Re: File selector talk writeup
- From: Jody Goldberg <jody gnome org>
- To: Ettore Perazzoli <ettore ximian com>
- Cc: gtk-devel-list gnome org
- Subject: Re: File selector talk writeup
- Date: Sun, 16 Feb 2003 01:54:24 -0500
On Sat, Feb 15, 2003 at 12:28:17PM -0500, Ettore wrote:
> On Fri, 2003-02-14 at 11:46, Owen Taylor wrote:
> > A mime type spec is one of the most important things that needs
> > to be standardized by freedesktop.org (crucial for ISVs). At
> > that point, putting MIME type sniffing in the GTK+ stack wouldn't
> > be unreasonable.
>
> Yeah, but it would duplicate a lot of functionality with GNOME VFS...
>
> Maybe there is a way to push the MIME type handling part of GNOME VFS
> down the stack so GTK can depend on it? Maybe it could go into GLib?
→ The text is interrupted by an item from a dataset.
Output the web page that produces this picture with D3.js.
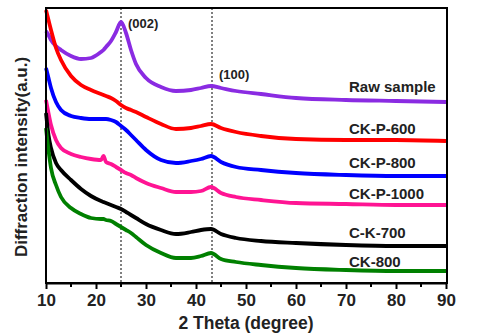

Pushing sniffing that far down has some nice elements, but will
create tension with the different use cases. For something like
nautilus you can trade accuracy for speed, it absolutely must be
able to churn through lots of files. For document-centric apps the
trade off is reversed. The application needs to make the best
possible guess about what type of file it needs to open. It can do
plenty of preprocessing for that single data blob.
To add to the fun the prevalence of extension based typing makes it
useful to be able to guess which mime type a user means based solely
on extension. For example a 'Save As' dialog defaults to type
'auto' and does the right thing when a user enters foo.xls.
Couple in the difficulty of pinning down some common types, strictly
by file-magic headers and it seems like this is a morass that would
ideally be handled separately from the file dialog.
I hope to do some work on sniffing in libgsf at some point.